* Short exercise *
Gather up the lines with the word "this" in them.

* Information shown *

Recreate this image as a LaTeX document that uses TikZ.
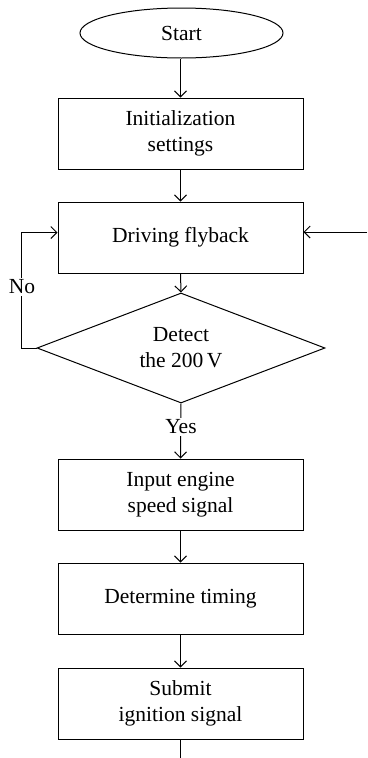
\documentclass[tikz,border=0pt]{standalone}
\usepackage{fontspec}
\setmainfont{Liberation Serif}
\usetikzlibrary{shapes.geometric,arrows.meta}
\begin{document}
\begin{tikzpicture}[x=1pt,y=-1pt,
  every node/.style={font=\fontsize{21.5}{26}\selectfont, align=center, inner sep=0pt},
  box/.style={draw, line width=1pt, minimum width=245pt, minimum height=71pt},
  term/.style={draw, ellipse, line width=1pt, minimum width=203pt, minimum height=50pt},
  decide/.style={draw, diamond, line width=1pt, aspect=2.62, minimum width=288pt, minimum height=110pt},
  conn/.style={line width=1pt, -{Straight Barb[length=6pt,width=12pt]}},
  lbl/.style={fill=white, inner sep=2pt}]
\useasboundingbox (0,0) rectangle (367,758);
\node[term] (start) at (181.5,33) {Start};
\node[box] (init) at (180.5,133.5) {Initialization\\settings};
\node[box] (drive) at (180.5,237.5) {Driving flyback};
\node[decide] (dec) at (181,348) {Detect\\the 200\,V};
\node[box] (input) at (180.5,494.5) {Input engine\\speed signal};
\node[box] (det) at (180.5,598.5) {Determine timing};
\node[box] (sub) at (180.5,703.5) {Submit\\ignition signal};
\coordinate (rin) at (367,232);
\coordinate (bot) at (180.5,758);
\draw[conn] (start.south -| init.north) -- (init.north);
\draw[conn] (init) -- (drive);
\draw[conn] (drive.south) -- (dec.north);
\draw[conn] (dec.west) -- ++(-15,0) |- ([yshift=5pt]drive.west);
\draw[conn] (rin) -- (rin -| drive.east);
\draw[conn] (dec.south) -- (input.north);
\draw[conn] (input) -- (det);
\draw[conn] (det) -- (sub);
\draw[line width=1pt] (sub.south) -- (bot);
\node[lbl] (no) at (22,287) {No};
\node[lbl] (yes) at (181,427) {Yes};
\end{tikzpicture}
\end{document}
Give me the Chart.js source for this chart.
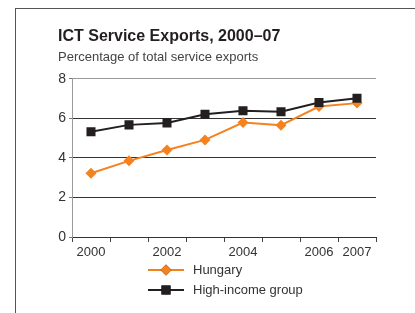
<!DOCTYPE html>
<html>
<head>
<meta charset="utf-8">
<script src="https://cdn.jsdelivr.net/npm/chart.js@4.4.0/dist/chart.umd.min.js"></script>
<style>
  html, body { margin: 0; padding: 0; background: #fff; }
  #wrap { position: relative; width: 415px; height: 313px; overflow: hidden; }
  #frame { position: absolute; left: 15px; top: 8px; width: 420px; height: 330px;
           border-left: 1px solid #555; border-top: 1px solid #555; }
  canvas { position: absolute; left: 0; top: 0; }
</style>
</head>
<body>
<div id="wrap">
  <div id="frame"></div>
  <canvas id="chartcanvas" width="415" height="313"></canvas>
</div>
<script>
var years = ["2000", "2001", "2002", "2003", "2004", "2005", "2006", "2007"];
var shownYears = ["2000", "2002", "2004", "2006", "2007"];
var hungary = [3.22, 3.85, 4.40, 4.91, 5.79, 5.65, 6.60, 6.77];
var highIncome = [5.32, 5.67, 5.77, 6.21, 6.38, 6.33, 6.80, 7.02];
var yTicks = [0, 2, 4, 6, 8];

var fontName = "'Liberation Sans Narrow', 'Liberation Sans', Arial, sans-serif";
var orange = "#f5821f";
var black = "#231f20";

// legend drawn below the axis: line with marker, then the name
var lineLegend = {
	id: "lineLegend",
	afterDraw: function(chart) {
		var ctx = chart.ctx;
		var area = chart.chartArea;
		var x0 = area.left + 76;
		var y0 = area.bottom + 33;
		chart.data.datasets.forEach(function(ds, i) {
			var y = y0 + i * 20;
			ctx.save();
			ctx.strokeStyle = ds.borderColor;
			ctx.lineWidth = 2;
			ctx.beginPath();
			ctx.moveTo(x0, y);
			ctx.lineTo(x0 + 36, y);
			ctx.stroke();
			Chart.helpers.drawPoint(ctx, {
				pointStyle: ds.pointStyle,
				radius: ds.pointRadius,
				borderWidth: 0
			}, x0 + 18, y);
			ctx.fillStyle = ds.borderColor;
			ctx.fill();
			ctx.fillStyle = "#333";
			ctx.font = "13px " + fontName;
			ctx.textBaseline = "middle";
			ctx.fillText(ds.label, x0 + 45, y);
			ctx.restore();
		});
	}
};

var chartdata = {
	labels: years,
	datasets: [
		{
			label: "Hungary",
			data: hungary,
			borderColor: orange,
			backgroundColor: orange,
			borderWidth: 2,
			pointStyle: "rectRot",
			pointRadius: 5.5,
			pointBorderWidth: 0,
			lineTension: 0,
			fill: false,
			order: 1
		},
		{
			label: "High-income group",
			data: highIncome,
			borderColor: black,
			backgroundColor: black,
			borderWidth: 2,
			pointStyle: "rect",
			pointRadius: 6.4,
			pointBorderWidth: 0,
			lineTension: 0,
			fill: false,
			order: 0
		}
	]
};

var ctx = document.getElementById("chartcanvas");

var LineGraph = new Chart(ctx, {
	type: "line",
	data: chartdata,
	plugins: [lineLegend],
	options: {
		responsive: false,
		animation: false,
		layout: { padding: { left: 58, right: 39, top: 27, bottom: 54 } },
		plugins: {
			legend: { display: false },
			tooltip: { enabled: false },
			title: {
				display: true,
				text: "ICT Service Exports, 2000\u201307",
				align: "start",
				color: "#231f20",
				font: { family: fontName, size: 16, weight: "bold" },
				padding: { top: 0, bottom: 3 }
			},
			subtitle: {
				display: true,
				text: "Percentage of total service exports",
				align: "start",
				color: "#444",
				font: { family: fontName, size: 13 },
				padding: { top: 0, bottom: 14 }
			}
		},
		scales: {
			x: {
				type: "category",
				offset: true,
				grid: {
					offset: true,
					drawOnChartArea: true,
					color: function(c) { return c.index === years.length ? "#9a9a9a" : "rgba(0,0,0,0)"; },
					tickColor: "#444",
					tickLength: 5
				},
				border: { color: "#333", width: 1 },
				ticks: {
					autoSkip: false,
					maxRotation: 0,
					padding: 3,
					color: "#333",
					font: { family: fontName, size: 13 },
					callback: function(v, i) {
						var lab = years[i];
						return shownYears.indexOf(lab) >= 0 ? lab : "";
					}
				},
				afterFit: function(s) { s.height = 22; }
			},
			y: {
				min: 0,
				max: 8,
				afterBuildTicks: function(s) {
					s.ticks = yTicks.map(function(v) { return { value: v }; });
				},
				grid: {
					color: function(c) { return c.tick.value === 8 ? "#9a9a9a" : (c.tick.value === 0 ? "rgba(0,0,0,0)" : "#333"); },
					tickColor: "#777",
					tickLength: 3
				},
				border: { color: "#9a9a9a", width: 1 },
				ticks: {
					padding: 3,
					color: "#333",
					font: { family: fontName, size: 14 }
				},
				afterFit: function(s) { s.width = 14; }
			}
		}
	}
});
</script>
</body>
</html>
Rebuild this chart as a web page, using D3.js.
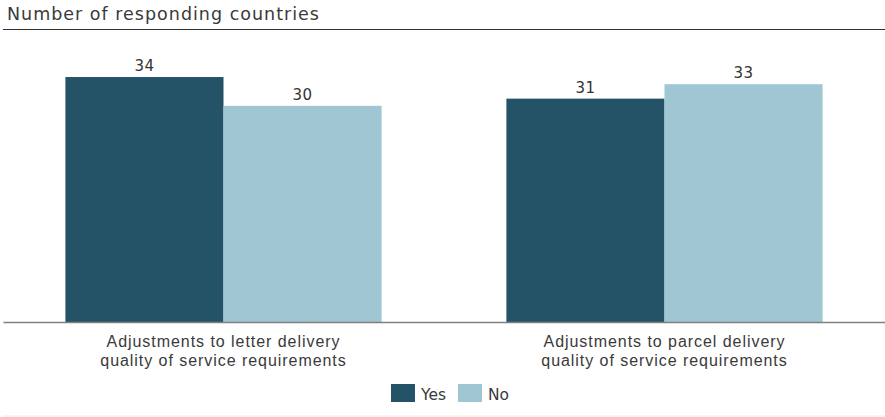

* Full solution *
Recreate this image as a LaTeX document that uses TikZ.
Give me the Chart.js source for this chart.
Rebuild this chart as a web page, using D3.js.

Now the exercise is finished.